Icelandic Volcano - Are the Authorities Being Overcautious Regarding Air Travel?

photo : Virtualtourist.com

Over the last couple of days, I've heard from many friends and colleagues stuck in various desitnations, either on business or vacation.

We've all read about the issues for travellers and for the airlines. There are also a great many other businesses, mine included, which are totally dependent on overseas travel.

So clearly, the human and economic costs are very high. Against this backdrop, I keep asking myself two questions - Firstly, Are the authorities being too cautious in deciding to ground air traffic? Secondly, would I be willing to fly in European Airspace right now?

The Financial Times has a very interesting article, with some major questions regarding the validity of the computer models used in Europe and the comparisons between the European and US approach to aviation safety.

In the chemical industry, we tend to start with the precautionary principle but then use a combination of theory and data to give a quantified analysis of the risk. Risk can never be eliminated but we can make decisions on whether or not it is acceptable.

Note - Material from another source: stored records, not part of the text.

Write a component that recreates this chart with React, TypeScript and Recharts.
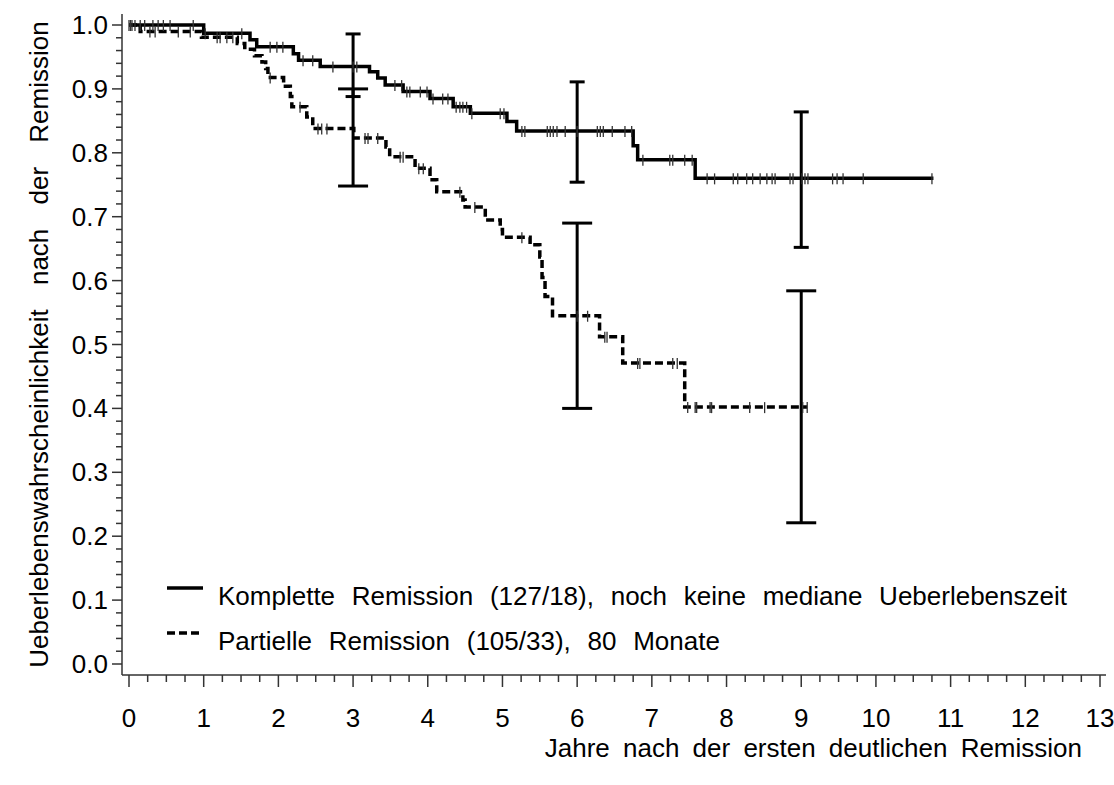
import React from 'react';
import {
  ComposedChart,
  Line,
  Scatter,
  XAxis,
  YAxis,
  ErrorBar,
  Legend,
  Label
} from 'recharts';

const FONT = '"Liberation Sans", Arial, Helvetica, sans-serif';
const FONT_SIZE = 26;

// Komplette Remission: Ereigniszeiten (Jahre) und Überleben nach jeder Stufe
const kompletteZeiten = [1.0, 1.62, 1.71, 2.2, 2.27, 2.56, 3.22, 3.33, 3.43, 3.67, 4.03, 4.34, 4.57, 5.06, 5.19, 6.75, 6.81, 7.58];
const kompletteUeberleben = [0.987, 0.977, 0.966, 0.955, 0.945, 0.935, 0.927, 0.917, 0.906, 0.896, 0.885, 0.872, 0.862, 0.849, 0.834, 0.811, 0.789, 0.76];
const kompletteEnde = 10.77;
const kompletteZensiert = [
  0.02, 0.04, 0.15, 0.21, 0.32, 0.39, 0.46, 0.55, 0.86, 1.02, 1.51, 1.89, 1.98, 2.06, 2.33,
  2.46, 2.73, 3.0, 3.05, 3.56, 3.65, 3.72, 3.76, 3.9, 3.99, 4.07, 4.2, 4.27, 4.38, 4.43,
  4.47, 4.52, 4.59, 4.97, 5.02, 5.26, 5.3, 5.6, 5.64, 5.68, 5.73, 5.84, 6.0, 6.27, 6.31,
  6.35, 6.47, 6.64, 6.73, 6.88, 7.24, 7.28, 7.44, 7.54, 7.74, 7.84, 8.09, 8.15, 8.27, 8.35,
  8.45, 8.54, 8.61, 8.65, 8.85, 8.89, 9.01, 9.05, 9.09, 9.42, 9.48, 9.56, 9.83, 10.75
];

// Partielle Remission
const partielleZeiten = [0.15, 0.97, 1.45, 1.55, 1.68, 1.78, 1.83, 1.86, 2.07, 2.16, 2.18, 2.38, 2.46, 3.01, 3.44, 3.49, 3.83, 4.03, 4.12, 4.47, 4.5, 4.77, 4.97, 5.0, 5.37, 5.5, 5.53, 5.57, 5.67, 6.3, 6.61, 7.44];
const partielleUeberleben = [0.99, 0.981, 0.971, 0.962, 0.952, 0.942, 0.932, 0.918, 0.904, 0.888, 0.872, 0.856, 0.838, 0.823, 0.809, 0.794, 0.776, 0.758, 0.739, 0.726, 0.715, 0.695, 0.68, 0.668, 0.656, 0.637, 0.605, 0.575, 0.545, 0.512, 0.471, 0.402];
const partielleEnde = 9.08;
const partielleZensiert = [
  0.0, 0.08, 0.28, 0.35, 0.66, 0.82, 1.18, 1.22, 1.31, 1.39, 1.89, 2.29, 2.53, 2.58, 2.65,
  3.16, 3.2, 3.33, 3.63, 3.67, 3.88, 3.94, 4.43, 4.63, 5.26, 6.0, 6.14, 6.37, 6.4, 6.81,
  6.84, 7.28, 7.34, 7.48, 7.58, 7.6, 7.78, 7.8, 8.31, 8.51, 9.02, 9.08
];

// Konfidenzintervalle nach 3, 6 und 9 Jahren
const ciJahre = [3, 6, 9];
const kompletteCiUnten = [0.888, 0.754, 0.652];
const kompletteCiOben = [0.986, 0.911, 0.864];
const partielleCiUnten = [0.748, 0.4, 0.221];
const partielleCiOben = [0.9, 0.69, 0.584];

const xMajorTicks = [0, 1, 2, 3, 4, 5, 6, 7, 8, 9, 10, 11, 12, 13];
const xMinorStep = 0.25;
const yMajorTicks = [0, 0.1, 0.2, 0.3, 0.4, 0.5, 0.6, 0.7, 0.8, 0.9, 1.0];
const yMinorStep = 0.02;

const legendKomplett = 'Komplette Remission (127/18), noch keine mediane Ueberlebenszeit';
const legendPartiell = 'Partielle Remission (105/33), 80 Monate';
const xTitle = 'Jahre nach der ersten deutlichen Remission';
const yTitle = 'Ueberlebenswahrscheinlichkeit nach der Remission';

const buildTicks = (max: number, step: number) => {
  const out: number[] = [];
  const n = Math.round(max / step);
  for (let i = 0; i <= n; i++) out.push(Math.round(i * step * 1000) / 1000);
  return out;
};
const xTicks = buildTicks(13, xMinorStep);
const yTicks = buildTicks(1, yMinorStep);

const survivalAt = (times: number[], surv: number[], t: number) => {
  let s = 1;
  times.forEach((e, i) => {
    if (e <= t) s = surv[i];
  });
  return s;
};

const stepData = (times: number[], surv: number[], end: number) => [
  { t: 0, s: 1 },
  ...times.map((t, i) => ({ t, s: surv[i] })),
  { t: end, s: surv[surv.length - 1] }
];

const censorData = (times: number[], surv: number[], cens: number[]) =>
  cens.map((t) => ({ t, s: survivalAt(times, surv, t) }));

const ciData = (times: number[], surv: number[], lo: number[], hi: number[]) =>
  ciJahre.map((t, i) => {
    const s = survivalAt(times, surv, t);
    return { t, s, err: [s - lo[i], hi[i] - s] };
  });

const kompletteStufen = stepData(kompletteZeiten, kompletteUeberleben, kompletteEnde);
const partielleStufen = stepData(partielleZeiten, partielleUeberleben, partielleEnde);
const kompletteMarken = censorData(kompletteZeiten, kompletteUeberleben, kompletteZensiert);
const partielleMarken = censorData(partielleZeiten, partielleUeberleben, partielleZensiert);
const kompletteCi = ciData(kompletteZeiten, kompletteUeberleben, kompletteCiUnten, kompletteCiOben);
const partielleCi = ciData(partielleZeiten, partielleUeberleben, partielleCiUnten, partielleCiOben);

const AXIS_COLOR = '#333';
const CURVE_WIDTH = 3.5;
const textStyle = { fontFamily: FONT, fontSize: FONT_SIZE, fill: '#000' };

// eslint-disable-next-line @typescript-eslint/no-explicit-any
const XTick = (props: any) => {
  const { x, y, payload } = props;
  const v = payload.value as number;
  const major = xMajorTicks.includes(v);
  return (
    <g>
      <line x1={x} y1={y} x2={x} y2={y + (major ? 12 : 7)} stroke={AXIS_COLOR} strokeWidth={1.5} />
      {major && (
        <text x={x} y={y + 52} textAnchor="middle" style={textStyle}>
          {v}
        </text>
      )}
    </g>
  );
};

// eslint-disable-next-line @typescript-eslint/no-explicit-any
const YTick = (props: any) => {
  const { x, y, payload } = props;
  const v = payload.value as number;
  const major = yMajorTicks.some((m) => Math.abs(m - v) < 1e-6);
  return (
    <g>
      <line x1={x} y1={y} x2={x - (major ? 10 : 6)} y2={y} stroke={AXIS_COLOR} strokeWidth={1.5} />
      {major && (
        <text x={x - 14} y={y + 9} textAnchor="end" style={textStyle}>
          {v.toFixed(1)}
        </text>
      )}
    </g>
  );
};

// eslint-disable-next-line @typescript-eslint/no-explicit-any
const CensorMark = (props: any) => {
  const { cx, cy } = props;
  return <line x1={cx} y1={cy - 5} x2={cx} y2={cy + 6} stroke="#333" strokeWidth={1.3} />;
};

const NoPoint = () => <g />;

const LegendBox = () => (
  <svg width={950} height={95}>
    <line x1={7} y1={23} x2={43} y2={23} stroke="#000" strokeWidth={CURVE_WIDTH} />
    <text x={58} y={40} style={{ ...textStyle, wordSpacing: '9.5px' }}>{legendKomplett}</text>
    <line x1={7} y1={68} x2={43} y2={68} stroke="#000" strokeWidth={CURVE_WIDTH} strokeDasharray="8 4" />
    <text x={58} y={85} style={{ ...textStyle, wordSpacing: '9.5px' }}>{legendPartiell}</text>
  </svg>
);

export default function App() {
  return (
    <div style={{ position: 'absolute', left: 0, top: 0, background: '#fff' }}>
      <ComposedChart width={1114} height={785} margin={{ top: 14, right: 8, left: 0, bottom: 0 }}>
        <XAxis
          dataKey="t"
          type="number"
          domain={[0, 13]}
          ticks={xTicks}
          interval={0}
          tick={<XTick />}
          tickLine={false}
          tickSize={0}
          tickMargin={0}
          height={110}
          padding={{ left: 7, right: 6 }}
          axisLine={{ stroke: AXIS_COLOR, strokeWidth: 1.5 }}
        >
          <Label
            content={(p: any) => {
              const vb = p.viewBox;
              return (
                <text x={vb.x + vb.width - 24} y={vb.y + 82} textAnchor="end" style={{ ...textStyle, wordSpacing: '6px' }}>
                  {xTitle}
                </text>
              );
            }}
          />
        </XAxis>
        <XAxis
          xAxisId="oben"
          orientation="top"
          type="number"
          domain={[0, 13]}
          tick={false}
          tickLine={false}
          height={0}
          axisLine={{ stroke: AXIS_COLOR, strokeWidth: 1.5 }}
        />
        <YAxis
          dataKey="s"
          type="number"
          domain={[0, 1]}
          ticks={yTicks}
          interval={0}
          tick={<YTick />}
          tickLine={false}
          tickSize={0}
          tickMargin={0}
          width={122}
          padding={{ top: 11, bottom: 11 }}
          axisLine={{ stroke: AXIS_COLOR, strokeWidth: 1.5 }}
        >
          <Label
            content={(p: any) => {
              const vb = p.viewBox;
              const cy = vb.y + vb.height / 2;
              return (
                <text
                  x={48}
                  y={cy}
                  transform={`rotate(-90, 48, ${cy})`}
                  textAnchor="middle"
                  style={{ ...textStyle, wordSpacing: '17px' }}
                >
                  {yTitle}
                </text>
              );
            }}
          />
        </YAxis>
        <YAxis
          yAxisId="rechts"
          orientation="right"
          type="number"
          domain={[0, 1]}
          tick={false}
          tickLine={false}
          width={0}
          axisLine={{ stroke: AXIS_COLOR, strokeWidth: 1.5 }}
        />

        <Line
          data={kompletteStufen}
          dataKey="s"
          type="stepAfter"
          stroke="#000"
          strokeWidth={CURVE_WIDTH}
          dot={false}
          activeDot={false}
          isAnimationActive={false}
        />
        <Line
          data={partielleStufen}
          dataKey="s"
          type="stepAfter"
          stroke="#000"
          strokeWidth={CURVE_WIDTH}
          strokeDasharray="8 4"
          dot={false}
          activeDot={false}
          isAnimationActive={false}
        />

        <Scatter data={kompletteMarken} dataKey="s" shape={<CensorMark />} isAnimationActive={false} />
        <Scatter data={partielleMarken} dataKey="s" shape={<CensorMark />} isAnimationActive={false} />

        <Scatter data={kompletteCi} dataKey="s" shape={<NoPoint />} isAnimationActive={false}>
          <ErrorBar dataKey="err" direction="y" width={7.5} stroke="#000" strokeWidth={3} isAnimationActive={false} />
        </Scatter>
        <Scatter data={partielleCi} dataKey="s" shape={<NoPoint />} isAnimationActive={false}>
          <ErrorBar dataKey="err" direction="y" width={15} stroke="#000" strokeWidth={3} isAnimationActive={false} />
        </Scatter>

        <Legend
          layout="vertical"
          align="center"
          verticalAlign="middle"
          width={950}
          height={95}
          wrapperStyle={{ left: 160, top: 565 }}
          content={() => <LegendBox />}
        />
      </ComposedChart>
    </div>
  );
}
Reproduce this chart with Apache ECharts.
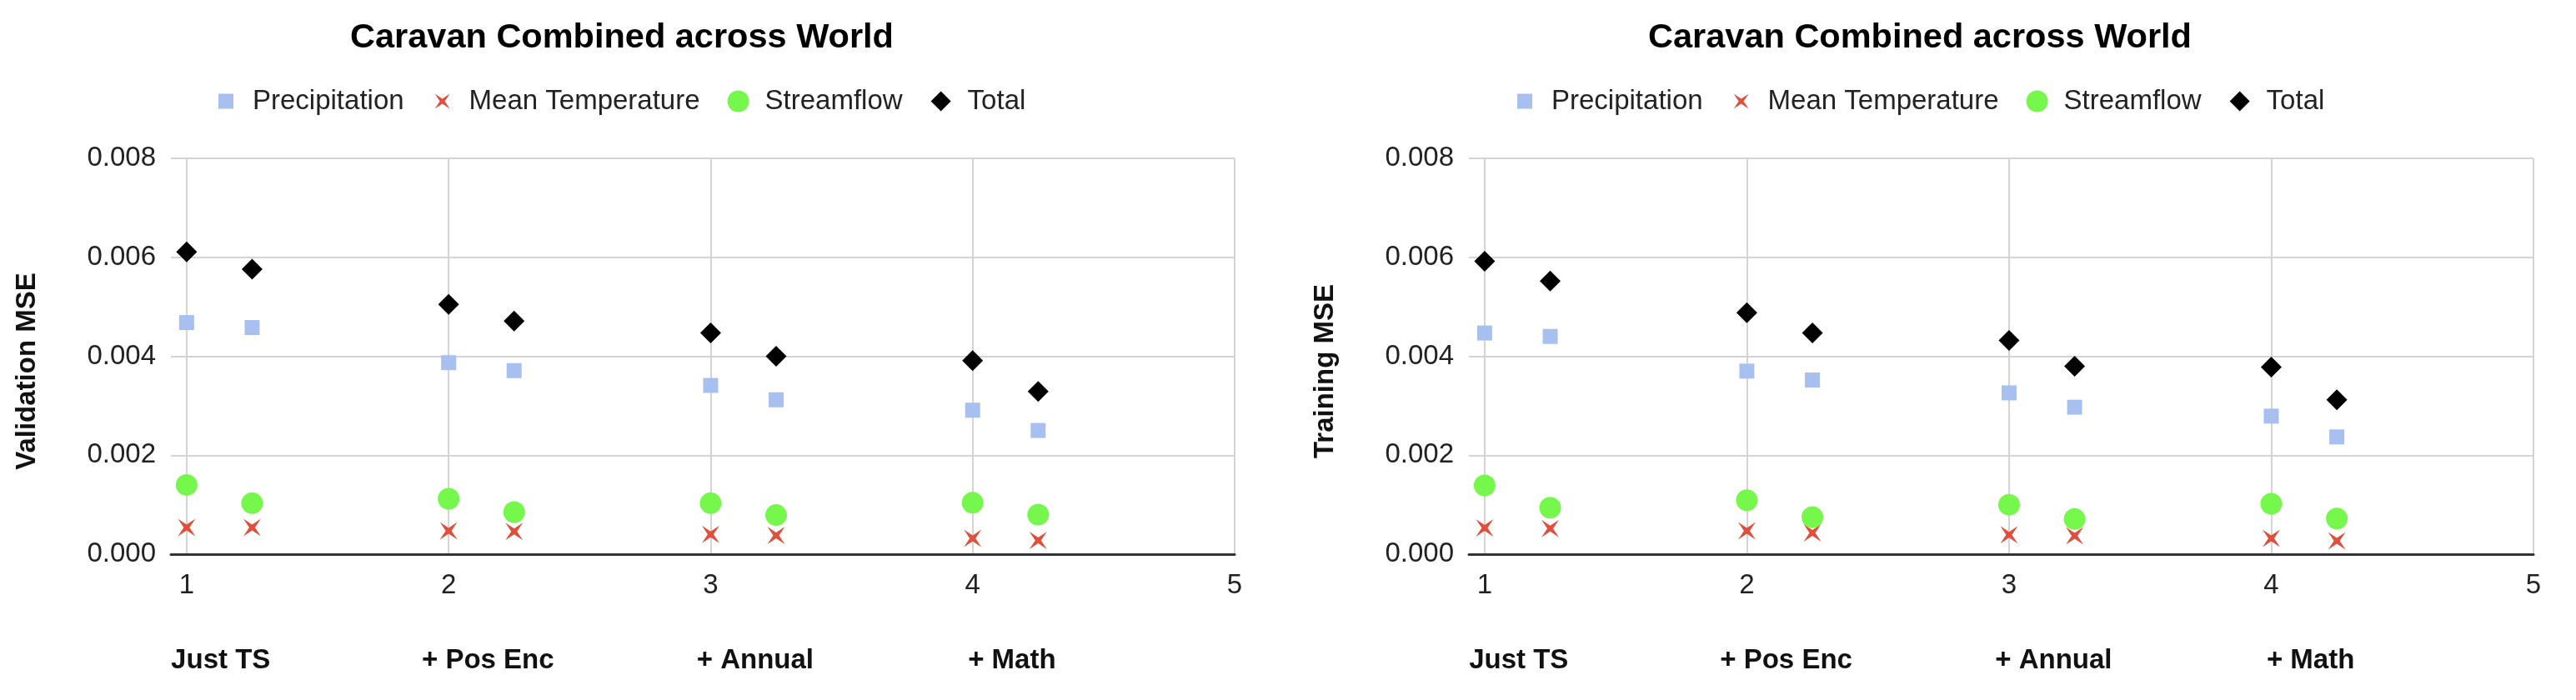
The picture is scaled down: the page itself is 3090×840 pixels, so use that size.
<!DOCTYPE html>
<html>
<head>
<meta charset="utf-8">
<title>Caravan Combined across World</title>
<script src="https://cdn.jsdelivr.net/npm/echarts@6/dist/echarts.min.js"></script>
<style>
  html, body { margin: 0; padding: 0; background: #fff; }
  #chart { width: 3090px; height: 840px; }
</style>
</head>
<body>
<div id="chart"></div>
<script>
// x positions of the runs (two runs per setup)
const xPos = [1, 1.25, 2, 2.25, 3, 3.25, 4, 4.25];
const xTicks = [1, 2, 3, 4, 5];
const setupNames = ['Just TS', '+ Pos Enc', '+ Annual', '+ Math'];
const setupPos = [1.13, 2.15, 3.17, 4.15];
const seriesNames = ['Precipitation', 'Mean Temperature', 'Streamflow', 'Total'];
const yTicks = [0, 0.002, 0.004, 0.006, 0.008];

// validation MSE (left chart)
const valPrecip = [0.00468, 0.00458, 0.00387, 0.00371, 0.00341, 0.00312, 0.00291, 0.00250];
const valTemp = [0.00054, 0.00054, 0.00047, 0.00046, 0.00040, 0.00038, 0.00032, 0.00028];
const valStream = [0.00140, 0.00103, 0.00112, 0.00085, 0.00103, 0.00079, 0.00104, 0.00080];
const valTotal = [0.00611, 0.00576, 0.00505, 0.00471, 0.00447, 0.00400, 0.00391, 0.00329];

// training MSE (right chart)
const trainPrecip = [0.00447, 0.00440, 0.00370, 0.00352, 0.00326, 0.00297, 0.00279, 0.00237];
const trainTemp = [0.00053, 0.00052, 0.00047, 0.00043, 0.00039, 0.00037, 0.00032, 0.00027];
const trainStream = [0.00139, 0.00094, 0.00109, 0.00075, 0.00100, 0.00071, 0.00102, 0.00072];
const trainTotal = [0.00592, 0.00552, 0.00488, 0.00447, 0.00432, 0.00380, 0.00378, 0.00312];

const FONT = '"Liberation Sans", Arial, sans-serif';
const colors = ['#a8c0ef', '#de503c', '#76f74b', '#000000'];
const starPath = 'path://M0,0 L9,6 L18,0 L12,9 L18,18 L9,12 L0,18 L6,9 Z';
const plotSymbols = ['rect', starPath, 'circle', 'diamond'];
const plotSizes = [18, 21, 26, 25];
// legend icons fill the item box, so smaller ones get an empty margin
const legendIcons = [
  'path://M0,0 L0,0.01 M4,4 L22,4 L22,22 L4,22 Z M26,26 L26,25.99',
  'path://M0,0 L0,0.01 M4,4 L13,10 L22,4 L16,13 L22,22 L13,16 L4,22 L10,13 Z M26,26 L26,25.99',
  'circle',
  'path://M0,0 L0,0.01 M13,1 L25,13 L13,25 L1,13 Z M26,26 L26,25.99'
];

const grids = [
  { left: 205, top: 190, width: 1276, height: 475 },
  { left: 1762, top: 190, width: 1277, height: 475 }
];
const charts = [
  { title: 'Caravan Combined across World', titleX: 741, legendX: 253, yName: 'Validation MSE',
    values: [valPrecip, valTemp, valStream, valTotal] },
  { title: 'Caravan Combined across World', titleX: 2298, legendX: 1811, yName: 'Training MSE',
    values: [trainPrecip, trainTemp, trainStream, trainTotal] }
];

const option = {
  backgroundColor: '#fff',
  animation: false,
  textStyle: { fontFamily: FONT },
  title: [],
  legend: [],
  grid: grids,
  xAxis: [],
  yAxis: [],
  series: []
};

charts.forEach(function (c, g) {
  option.title.push({
    text: c.title,
    left: c.titleX,
    top: 20,
    textAlign: 'center',
    textStyle: { fontFamily: FONT, fontSize: 41.5, fontWeight: 'bold', color: '#000' }
  });
  option.legend.push({
    left: c.legendX,
    top: 100,
    itemWidth: 26,
    itemHeight: 26,
    itemGap: 33,
    selectedMode: false,
    data: seriesNames.map(function (n, i) {
      return { name: n, icon: legendIcons[i], itemStyle: { color: colors[i] } };
    }),
    textStyle: { fontFamily: FONT, fontSize: 33, color: '#222', padding: [0, 0, 0, 14] }
  });
  // main value axis
  option.xAxis.push({
    gridIndex: g,
    type: 'value',
    min: 0.94,
    max: 5,
    z: 1,
    axisLine: { show: true, onZero: false, lineStyle: { color: '#333', width: 3 } },
    axisTick: { show: false, customValues: xTicks },
    axisLabel: { customValues: xTicks, margin: 21, fontSize: 33, color: '#222', fontFamily: FONT },
    splitLine: { show: true, lineStyle: { color: '#d4d4d4', width: 2 } }
  });
  // setup names under the axis
  option.xAxis.push({
    gridIndex: g,
    type: 'value',
    min: 0.94,
    max: 5,
    position: 'bottom',
    offset: 90,
    axisLine: { show: false },
    axisTick: { show: false, customValues: setupPos },
    splitLine: { show: false },
    axisLabel: {
      customValues: setupPos,
      margin: 21,
      fontSize: 33,
      fontWeight: 'bold',
      color: '#111',
      fontFamily: FONT,
      formatter: function (v) {
        const k = setupPos.findIndex(function (p) { return Math.abs(p - v) < 1e-6; });
        return k >= 0 ? setupNames[k] : '';
      }
    }
  });
  option.yAxis.push({
    gridIndex: g,
    type: 'value',
    min: yTicks[0],
    max: yTicks[yTicks.length - 1],
    interval: 0.002,
    name: c.yName,
    nameLocation: 'middle',
    nameGap: 156,
    nameTextStyle: { fontFamily: FONT, fontSize: 33, fontWeight: 'bold', color: '#111', padding: [0, 36, 0, 0] },
    axisLine: { show: false },
    axisTick: { show: false },
    axisLabel: {
      margin: 18, fontSize: 33, color: '#222', fontFamily: FONT,
      formatter: function (v) { return v.toFixed(3); }
    },
    splitLine: { show: true, lineStyle: { color: '#d4d4d4', width: 2 } }
  });
  seriesNames.forEach(function (n, i) {
    option.series.push({
      name: n,
      type: 'scatter',
      xAxisIndex: g * 2,
      yAxisIndex: g,
      symbol: plotSymbols[i],
      symbolSize: plotSizes[i],
      itemStyle: { color: colors[i], opacity: 1 },
      data: xPos.map(function (x, k) { return [x, c.values[i][k]]; })
    });
  });
});

const myChart = echarts.init(document.getElementById('chart'), null, { renderer: 'canvas' });
myChart.setOption(option);
window.onresize = function () {
  myChart.resize();
};
</script>
</body>
</html>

If the models are flawed, we need to systematically collect data, such as that generated from the various test flights over the last few days and any other data which we deem necessary. We should then use this to validate or challenge the models (whilst checking whether the jet engines have suffered any damage).

What we can't afford to do is sit around, rely solely on the existing models and hope the problem will go away, particularly when there are other potentially active volcanoes in the same area.

As for whether I would be willing to fly - well I wouldn't want to fly around the volcano but would be willing to accept the assurances given to me by the airline companies and fly if they believe that it is safe to do so.